What is data literacy? Valerie Logan, Gartner data and analytics research director, described it in the show’s best presentation: It’s “the ability to read, work with, analyze, and argue with data.”
“This is the heart,” said CEO Mike Capone in the morning session, “of what’s going to drive the future.”
Every initiative Qlik has going — or just about any other data-tech vendor —depends on greater data literacy within business and the general population. According to multiple surveys over the years, data literacy is stuck at about 25 percent despite all the marketing (and all the slogans). CEO Capone cites surveys that put it even lower, at 20 percent. Imagine, no more than four out of five eligible users can read, work with, and analyze data, and no doubt even fewer can use it to persuade.
That’s a problem for everyone. What makes “data is the new currency” such a tired slogan is that most of the the crowd at Qonnections knew it years ago. Data’s also the “new oil” and the “lifeblood of capitalism.”
The problem goes beyond business. The inability to use data is also a problem for cities as they strive to use data to make more of physical infrastructure. City staff can do some of that, but “smart cities” also rely on the everyday resident and visitor.
Qlik seems to have its eye on this. The topic came up in CEO Capone’s staged interview with the C40 Leadership GroupCities Climate senior manager of data and analytics Eric Ast. C40 is a network of megacities using analytics as a tool.
Smart cities get hungry, and they can be fed by smart farms. Mesur.io embeds Qlik technology to make the most of water and sunlight — with the kind of product that portends a greater application of data tech than users at desks analyzing data. It doesn’t look like data analysis at all, yet Qlik’s inside it. Founder and CTO Mike Prorock, himself a small farmer, supplies farms with the smarts to irrigate and grow food more efficiently than they could otherwise.

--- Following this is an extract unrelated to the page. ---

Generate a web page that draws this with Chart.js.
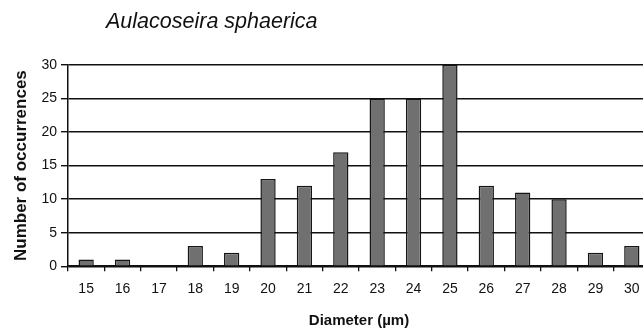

What about plain old horse sense? Old farmers often operated by feel, and longtime city dwellers do, too. Around the data industry, we scoff at such knowledge, but I hope that Qlik’s idea of literacy includes the kind of accumulated knowledge people know but can’t easily unpack. Sometimes it’s valid. Data that technology handles is far from the only valid knowledge.
Something I heard one man at a Tableau conference say a few years ago is an example of the data industry’s myopia — what I hope Qlik can help cure. “If it isn’t data,” he said smugly, “it doesn’t exist.” I doubt if he had any idea what he was missing.
I look forward to hearing more from the Qlik literacy program’s head, Jordan Morrow, with whom I spoke briefly at the event.